Going in cold, I really enjoyed the masterful dialogue and his portrayal of crumbling lives. Most of the characters are women, tough women, and a singular friendless man, a wonky gudgeon for the ensemble to orbit. We're in Fremantle and the disgust with aspirational boganism is ambient and strong. Christianity and faith get another outing, paired with a suitable amount of scepticism that suggests not so much disbelief as (respectful?) wonderment. Was the ending hurried? I certainly rushed through it in three sittings, chewing up 250 pages in the second. I'm left wondering where else he could have gone.
On the down side, the opening is a bit too self-consciously try hard as Winton has futilely exercised the thesaurus to no good effect; soon enough he finds his rhythm and things get a lot tighter, so I guess we can blame the editor.
None of Winton's stuff really sticks with me. I don't fault him for that, but can't help wondering why. The reviews I read after are uniformly fawning and shithouse; Winton already said what he meant, and better.
Late-afternoon snorkel at Gordons Bay, off the southern rocks. Not the best visibility ever. A small stingray was doing the sand-flapping trick, and some fat wrasse sat in shallow water on the northern side. On the way back in I saw what may have been a small wobbegong — the tail was eel-like and it had a lot of small, short tentacles on its face.
I tried a couple of Mondays ago to get into this on the cheap ($15) but missed out due to the excellent reviews and a bunch of oldies who'd been camping out front since 5pm. This time I got there at 5:20pm (thanks Betts) and would probably still have got one if I'd shown up a bit later. I used the time before the show started to get a croissant and macchiato from the patisserie on Darlinghurst Road.
This is an old Australian play, and has dated somewhat like Summer of the 17th Doll. We're on the 1974 Women's Weekly Cherry Blossom Cruise to the erstwhile empire of Japan, and alongside a seedy master-of-fun we have a very war damaged returned soldier and his self-possessed wife, as well as a pan-Asian servant-class type and (in flashback? dreamland?) a fellow soldier.
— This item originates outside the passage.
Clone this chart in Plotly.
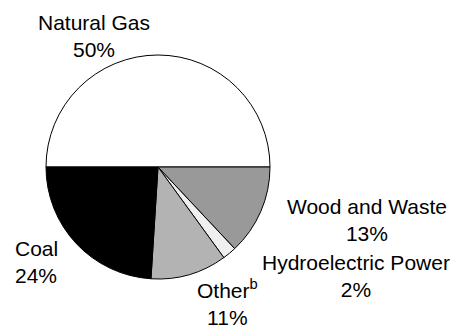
import plotly.graph_objects as go

# Energy source shares, drawn clockwise from 9 o'clock
sources = ["Natural Gas", "Wood and Waste", "Hydroelectric Power", "Other", "Coal"]
shares = [50, 13, 2, 11, 24]
label_names = ["Natural Gas", "Wood and Waste", "Hydroelectric Power", "Other<sup>b</sup>", "Coal"]
slice_colors = ["#ffffff", "#999999", "#efefef", "#b3b3b3", "#000000"]

# label centres in pixels (x from left, y from top)
label_px = [(94, 36), (367, 220), (356, 276), (227, 302), (14, 262)]

W, H = 465, 329
cx, cy, r = 158, 167, 112

fig = go.Figure(go.Pie(
    labels=sources,
    values=shares,
    sort=False,
    direction="clockwise",
    rotation=-90,
    marker=dict(colors=slice_colors, line=dict(color="#000000", width=1)),
    textinfo="none",
    hoverinfo="label+percent",
    showlegend=False,
    domain=dict(x=[(cx - r) / W, (cx + r) / W], y=[(H - cy - r) / H, (H - cy + r) / H]),
))

annotations = []
for name, val, (px, py) in zip(label_names, shares, label_px):
    left = name == "Coal"
    annotations.append(dict(
        text=f"{name}<br>{val}%",
        x=px / W, y=1 - py / H, xref="paper", yref="paper",
        xanchor="left" if left else "center", yanchor="middle",
        align="left" if left else "center",
        showarrow=False,
        borderpad=0,
        font=dict(family="Arial, Liberation Sans, sans-serif", size=21, color="#000000"),
    ))

fig.update_layout(
    width=W, height=H,
    margin=dict(l=0, r=0, t=0, b=0),
    paper_bgcolor="#ffffff",
    plot_bgcolor="#ffffff",
    annotations=annotations,
)

fig.write_html("out.html")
The acting is excellent, especially given the minimal sets. I enjoyed but did not fathom the Drinking Bird, and the accompanying Jinglish instructions were a bit of a clanger. Justin Stewart Cotta opened with a nice piece of physical expressiveness.
Dave tells me that Richard Flanagan canvasses a similar topic in his recent The Narrow Road to the Deep North. To me it was an antecedent of David Malouf's The Great World.
Erina invited me along to see this men's choir which is certainly not a men's group. The best part for me was when they momentarily paused in their cleverness and sang a Gregorian chant straight; that was captivating. I enjoyed the rest in a Monty Python sort of way. We had their pizza for dinner, and the bar staff were very friendly. A pretty stock inner-west kind of crowd, I think. The venue is full of Camel (cigarettes) paraphernalia, upstairs from the Django bar which is full of other sorts of stuff. Teascapes was this kitsch back in the day.
Two Waughs in a row is too much for me. This one is a society piece, a heavy-handed satire, and so very modern (scandalous) for 1930. The plot is clunky and unfocussed (stuff happens) and none of the characters is particularly interesting. Again an easy and quick read.
This is one of Bowie's top-100 books. Not sure I'll be trawling for more.